Der Stil ist trotz den zwei Autoren einheitlich gehalten und liest sich sehr flüssig. Stefan Bonner und Anne Weiss berichten intelligent, witzig, ehrlich und selbstironisch und dabei bleibt kein Auge trocken und keine Lachmuskel entspannt. Sie schreiben sympathisch und haben mir Lust auf mehr gemacht. Ich könnte mir gut vorstellen, mit den beiden Autoren einmal einen Kaffee trinken zu gehen und werde mich auf jeden Fall über weitere Bücher von ihnen auf dem Laufenden halten und vielleicht sogar das eine oder andere bereits geschriebene oder zukünftige Buch von ihnen lesen.

Fazit:
Ernst, nachdenklich stimmend, amüsant und ehrlich beschreibt dieses Buch Probleme und Situationen, die wohl jede Frau und jeder Mann unserer Gesellschaft aus seinem eigenen Leben oder zumindest aus dem Umfeld kennt.

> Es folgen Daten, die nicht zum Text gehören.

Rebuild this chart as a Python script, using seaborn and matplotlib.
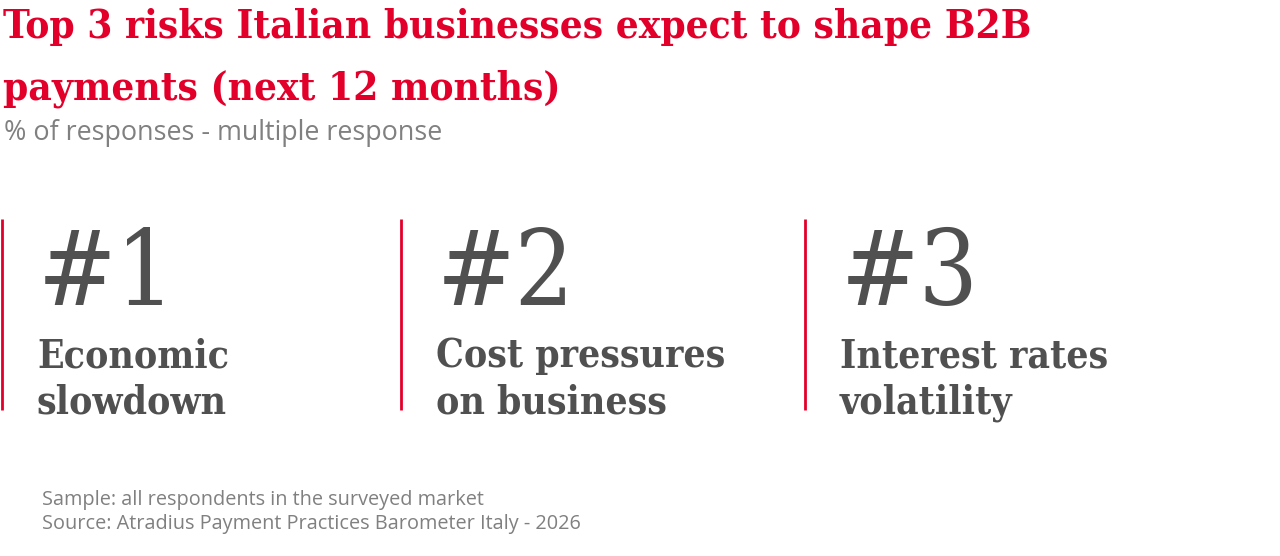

Dieses Buch ist kein Ratgeber und will es auch nicht sein. Es hat auch keinen Anspruch, gewisse Gegebenheiten zu erklären. Vielmehr berichtet es ehrlich von Problemen, die aber manchmal gelöst werden können und wird so zu einer wertvollen und sehr amüsanten Lektüre, bei der wir vielleicht manchmal auch noch etwas lernen können.